▶
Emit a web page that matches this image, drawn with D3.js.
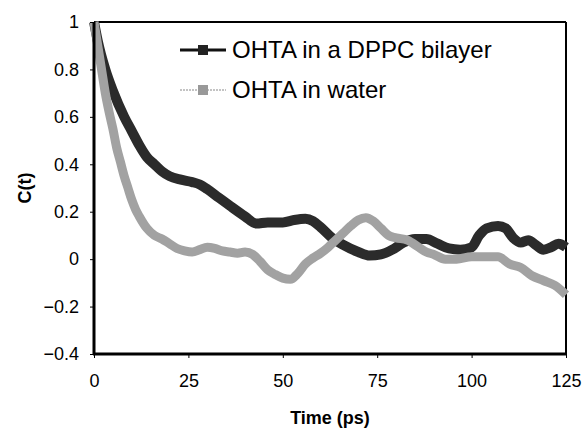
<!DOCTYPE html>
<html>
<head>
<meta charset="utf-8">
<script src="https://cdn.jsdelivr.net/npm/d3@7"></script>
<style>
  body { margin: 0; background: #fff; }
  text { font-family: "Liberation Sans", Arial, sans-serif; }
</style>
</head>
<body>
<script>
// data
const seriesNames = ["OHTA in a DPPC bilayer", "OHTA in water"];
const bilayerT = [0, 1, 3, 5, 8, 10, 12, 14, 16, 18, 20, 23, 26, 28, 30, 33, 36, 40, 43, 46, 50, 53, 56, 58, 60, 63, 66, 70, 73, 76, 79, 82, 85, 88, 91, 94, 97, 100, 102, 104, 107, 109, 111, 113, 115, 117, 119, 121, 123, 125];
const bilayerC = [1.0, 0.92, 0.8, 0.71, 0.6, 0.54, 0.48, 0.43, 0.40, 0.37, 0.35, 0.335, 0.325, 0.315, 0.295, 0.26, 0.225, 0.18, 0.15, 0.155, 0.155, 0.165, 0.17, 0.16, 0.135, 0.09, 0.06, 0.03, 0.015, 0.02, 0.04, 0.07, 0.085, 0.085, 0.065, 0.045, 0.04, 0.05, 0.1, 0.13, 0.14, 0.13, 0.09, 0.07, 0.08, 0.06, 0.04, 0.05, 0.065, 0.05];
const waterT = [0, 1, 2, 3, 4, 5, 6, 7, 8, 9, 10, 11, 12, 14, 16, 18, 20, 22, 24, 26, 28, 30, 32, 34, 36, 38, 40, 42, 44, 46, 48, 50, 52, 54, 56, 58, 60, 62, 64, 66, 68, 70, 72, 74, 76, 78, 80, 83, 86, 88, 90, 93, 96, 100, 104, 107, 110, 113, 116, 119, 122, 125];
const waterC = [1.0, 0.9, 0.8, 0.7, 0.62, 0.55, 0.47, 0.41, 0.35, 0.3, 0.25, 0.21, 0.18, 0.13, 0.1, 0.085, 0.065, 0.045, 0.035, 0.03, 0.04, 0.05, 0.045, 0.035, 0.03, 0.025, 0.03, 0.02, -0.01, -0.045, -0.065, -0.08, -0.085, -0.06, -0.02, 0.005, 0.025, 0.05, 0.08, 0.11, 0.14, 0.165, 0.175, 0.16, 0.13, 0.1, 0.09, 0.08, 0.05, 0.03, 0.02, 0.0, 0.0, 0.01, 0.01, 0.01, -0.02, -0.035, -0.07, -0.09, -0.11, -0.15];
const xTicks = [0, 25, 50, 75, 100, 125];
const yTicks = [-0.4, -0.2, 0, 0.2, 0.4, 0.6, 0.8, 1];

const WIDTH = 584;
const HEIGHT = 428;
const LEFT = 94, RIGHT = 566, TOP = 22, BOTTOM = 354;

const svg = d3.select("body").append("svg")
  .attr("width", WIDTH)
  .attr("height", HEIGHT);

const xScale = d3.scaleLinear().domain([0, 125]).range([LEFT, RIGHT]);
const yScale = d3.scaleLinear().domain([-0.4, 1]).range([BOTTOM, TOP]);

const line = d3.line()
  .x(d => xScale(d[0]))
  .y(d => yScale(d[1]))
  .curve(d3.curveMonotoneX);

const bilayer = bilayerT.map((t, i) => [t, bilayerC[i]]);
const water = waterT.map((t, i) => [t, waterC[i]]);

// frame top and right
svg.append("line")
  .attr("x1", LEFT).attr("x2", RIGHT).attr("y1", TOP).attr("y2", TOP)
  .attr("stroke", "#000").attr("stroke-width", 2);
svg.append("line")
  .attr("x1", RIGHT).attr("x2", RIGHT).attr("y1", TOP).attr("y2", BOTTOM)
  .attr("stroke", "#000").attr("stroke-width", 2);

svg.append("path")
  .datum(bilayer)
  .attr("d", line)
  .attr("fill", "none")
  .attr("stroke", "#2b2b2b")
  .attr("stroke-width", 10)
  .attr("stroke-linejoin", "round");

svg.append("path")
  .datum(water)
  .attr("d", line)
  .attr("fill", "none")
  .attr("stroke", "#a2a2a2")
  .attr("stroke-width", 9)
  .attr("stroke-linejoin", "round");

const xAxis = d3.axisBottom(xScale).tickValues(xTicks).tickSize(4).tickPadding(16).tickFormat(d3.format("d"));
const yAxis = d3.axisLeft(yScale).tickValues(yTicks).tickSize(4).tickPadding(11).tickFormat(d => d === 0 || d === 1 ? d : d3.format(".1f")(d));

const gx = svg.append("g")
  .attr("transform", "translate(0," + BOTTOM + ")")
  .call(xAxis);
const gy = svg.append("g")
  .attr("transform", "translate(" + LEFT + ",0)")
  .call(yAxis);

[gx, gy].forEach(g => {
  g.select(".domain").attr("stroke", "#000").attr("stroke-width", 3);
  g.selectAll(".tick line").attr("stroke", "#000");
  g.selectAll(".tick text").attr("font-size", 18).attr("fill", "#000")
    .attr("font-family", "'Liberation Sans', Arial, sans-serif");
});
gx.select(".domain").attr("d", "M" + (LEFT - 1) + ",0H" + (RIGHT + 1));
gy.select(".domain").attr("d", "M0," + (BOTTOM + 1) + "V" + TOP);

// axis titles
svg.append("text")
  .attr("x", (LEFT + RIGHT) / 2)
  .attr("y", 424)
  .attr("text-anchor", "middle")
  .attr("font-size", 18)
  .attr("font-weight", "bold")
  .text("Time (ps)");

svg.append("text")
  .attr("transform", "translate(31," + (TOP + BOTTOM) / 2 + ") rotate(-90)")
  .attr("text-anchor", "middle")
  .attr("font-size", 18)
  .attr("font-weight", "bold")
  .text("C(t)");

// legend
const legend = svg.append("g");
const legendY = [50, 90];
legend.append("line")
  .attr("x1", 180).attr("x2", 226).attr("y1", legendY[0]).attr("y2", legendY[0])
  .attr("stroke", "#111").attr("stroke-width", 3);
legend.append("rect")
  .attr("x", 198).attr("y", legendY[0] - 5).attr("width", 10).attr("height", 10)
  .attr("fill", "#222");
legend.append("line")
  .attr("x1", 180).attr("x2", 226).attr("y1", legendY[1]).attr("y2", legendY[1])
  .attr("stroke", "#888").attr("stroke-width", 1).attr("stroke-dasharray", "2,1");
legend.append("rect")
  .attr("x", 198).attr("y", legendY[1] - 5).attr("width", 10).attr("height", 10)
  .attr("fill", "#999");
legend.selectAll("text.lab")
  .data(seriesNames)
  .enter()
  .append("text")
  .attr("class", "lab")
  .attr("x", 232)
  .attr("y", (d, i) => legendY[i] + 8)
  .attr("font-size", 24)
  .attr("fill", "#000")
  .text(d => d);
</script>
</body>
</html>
◀
> **WHAT NEEDS TO BE DONE**
Without the pictures, print the whole listing exactly as given.

> **ANSWER TO THE TASK**
Emit a web page that matches this image, drawn with D3.js.
<!DOCTYPE html>
<html>
<head>
<meta charset="utf-8">
<script src="https://cdn.jsdelivr.net/npm/d3@7"></script>
<style>
  body { margin: 0; background: #fff; }
  text { font-family: "Liberation Sans", Arial, sans-serif; }
</style>
</head>
<body>
<script>
// data
const seriesNames = ["OHTA in a DPPC bilayer", "OHTA in water"];
const bilayerT = [0, 1, 3, 5, 8, 10, 12, 14, 16, 18, 20, 23, 26, 28, 30, 33, 36, 40, 43, 46, 50, 53, 56, 58, 60, 63, 66, 70, 73, 76, 79, 82, 85, 88, 91, 94, 97, 100, 102, 104, 107, 109, 111, 113, 115, 117, 119, 121, 123, 125];
const bilayerC = [1.0, 0.92, 0.8, 0.71, 0.6, 0.54, 0.48, 0.43, 0.40, 0.37, 0.35, 0.335, 0.325, 0.315, 0.295, 0.26, 0.225, 0.18, 0.15, 0.155, 0.155, 0.165, 0.17, 0.16, 0.135, 0.09, 0.06, 0.03, 0.015, 0.02, 0.04, 0.07, 0.085, 0.085, 0.065, 0.045, 0.04, 0.05, 0.1, 0.13, 0.14, 0.13, 0.09, 0.07, 0.08, 0.06, 0.04, 0.05, 0.065, 0.05];
const waterT = [0, 1, 2, 3, 4, 5, 6, 7, 8, 9, 10, 11, 12, 14, 16, 18, 20, 22, 24, 26, 28, 30, 32, 34, 36, 38, 40, 42, 44, 46, 48, 50, 52, 54, 56, 58, 60, 62, 64, 66, 68, 70, 72, 74, 76, 78, 80, 83, 86, 88, 90, 93, 96, 100, 104, 107, 110, 113, 116, 119, 122, 125];
const waterC = [1.0, 0.9, 0.8, 0.7, 0.62, 0.55, 0.47, 0.41, 0.35, 0.3, 0.25, 0.21, 0.18, 0.13, 0.1, 0.085, 0.065, 0.045, 0.035, 0.03, 0.04, 0.05, 0.045, 0.035, 0.03, 0.025, 0.03, 0.02, -0.01, -0.045, -0.065, -0.08, -0.085, -0.06, -0.02, 0.005, 0.025, 0.05, 0.08, 0.11, 0.14, 0.165, 0.175, 0.16, 0.13, 0.1, 0.09, 0.08, 0.05, 0.03, 0.02, 0.0, 0.0, 0.01, 0.01, 0.01, -0.02, -0.035, -0.07, -0.09, -0.11, -0.15];
const xTicks = [0, 25, 50, 75, 100, 125];
const yTicks = [-0.4, -0.2, 0, 0.2, 0.4, 0.6, 0.8, 1];

const WIDTH = 584;
const HEIGHT = 428;
const LEFT = 94, RIGHT = 566, TOP = 22, BOTTOM = 354;

const svg = d3.select("body").append("svg")
  .attr("width", WIDTH)
  .attr("height", HEIGHT);

const xScale = d3.scaleLinear().domain([0, 125]).range([LEFT, RIGHT]);
const yScale = d3.scaleLinear().domain([-0.4, 1]).range([BOTTOM, TOP]);

const line = d3.line()
  .x(d => xScale(d[0]))
  .y(d => yScale(d[1]))
  .curve(d3.curveMonotoneX);

const bilayer = bilayerT.map((t, i) => [t, bilayerC[i]]);
const water = waterT.map((t, i) => [t, waterC[i]]);

// frame top and right
svg.append("line")
  .attr("x1", LEFT).attr("x2", RIGHT).attr("y1", TOP).attr("y2", TOP)
  .attr("stroke", "#000").attr("stroke-width", 2);
svg.append("line")
  .attr("x1", RIGHT).attr("x2", RIGHT).attr("y1", TOP).attr("y2", BOTTOM)
  .attr("stroke", "#000").attr("stroke-width", 2);

svg.append("path")
  .datum(bilayer)
  .attr("d", line)
  .attr("fill", "none")
  .attr("stroke", "#2b2b2b")
  .attr("stroke-width", 10)
  .attr("stroke-linejoin", "round");

svg.append("path")
  .datum(water)
  .attr("d", line)
  .attr("fill", "none")
  .attr("stroke", "#a2a2a2")
  .attr("stroke-width", 9)
  .attr("stroke-linejoin", "round");

const xAxis = d3.axisBottom(xScale).tickValues(xTicks).tickSize(4).tickPadding(16).tickFormat(d3.format("d"));
const yAxis = d3.axisLeft(yScale).tickValues(yTicks).tickSize(4).tickPadding(11).tickFormat(d => d === 0 || d === 1 ? d : d3.format(".1f")(d));

const gx = svg.append("g")
  .attr("transform", "translate(0," + BOTTOM + ")")
  .call(xAxis);
const gy = svg.append("g")
  .attr("transform", "translate(" + LEFT + ",0)")
  .call(yAxis);

[gx, gy].forEach(g => {
  g.select(".domain").attr("stroke", "#000").attr("stroke-width", 3);
  g.selectAll(".tick line").attr("stroke", "#000");
  g.selectAll(".tick text").attr("font-size", 18).attr("fill", "#000")
    .attr("font-family", "'Liberation Sans', Arial, sans-serif");
});
gx.select(".domain").attr("d", "M" + (LEFT - 1) + ",0H" + (RIGHT + 1));
gy.select(".domain").attr("d", "M0," + (BOTTOM + 1) + "V" + TOP);

// axis titles
svg.append("text")
  .attr("x", (LEFT + RIGHT) / 2)
  .attr("y", 424)
  .attr("text-anchor", "middle")
  .attr("font-size", 18)
  .attr("font-weight", "bold")
  .text("Time (ps)");

svg.append("text")
  .attr("transform", "translate(31," + (TOP + BOTTOM) / 2 + ") rotate(-90)")
  .attr("text-anchor", "middle")
  .attr("font-size", 18)
  .attr("font-weight", "bold")
  .text("C(t)");

// legend
const legend = svg.append("g");
const legendY = [50, 90];
legend.append("line")
  .attr("x1", 180).attr("x2", 226).attr("y1", legendY[0]).attr("y2", legendY[0])
  .attr("stroke", "#111").attr("stroke-width", 3);
legend.append("rect")
  .attr("x", 198).attr("y", legendY[0] - 5).attr("width", 10).attr("height", 10)
  .attr("fill", "#222");
legend.append("line")
  .attr("x1", 180).attr("x2", 226).attr("y1", legendY[1]).attr("y2", legendY[1])
  .attr("stroke", "#888").attr("stroke-width", 1).attr("stroke-dasharray", "2,1");
legend.append("rect")
  .attr("x", 198).attr("y", legendY[1] - 5).attr("width", 10).attr("height", 10)
  .attr("fill", "#999");
legend.selectAll("text.lab")
  .data(seriesNames)
  .enter()
  .append("text")
  .attr("class", "lab")
  .attr("x", 232)
  .attr("y", (d, i) => legendY[i] + 8)
  .attr("font-size", 24)
  .attr("fill", "#000")
  .text(d => d);
</script>
</body>
</html>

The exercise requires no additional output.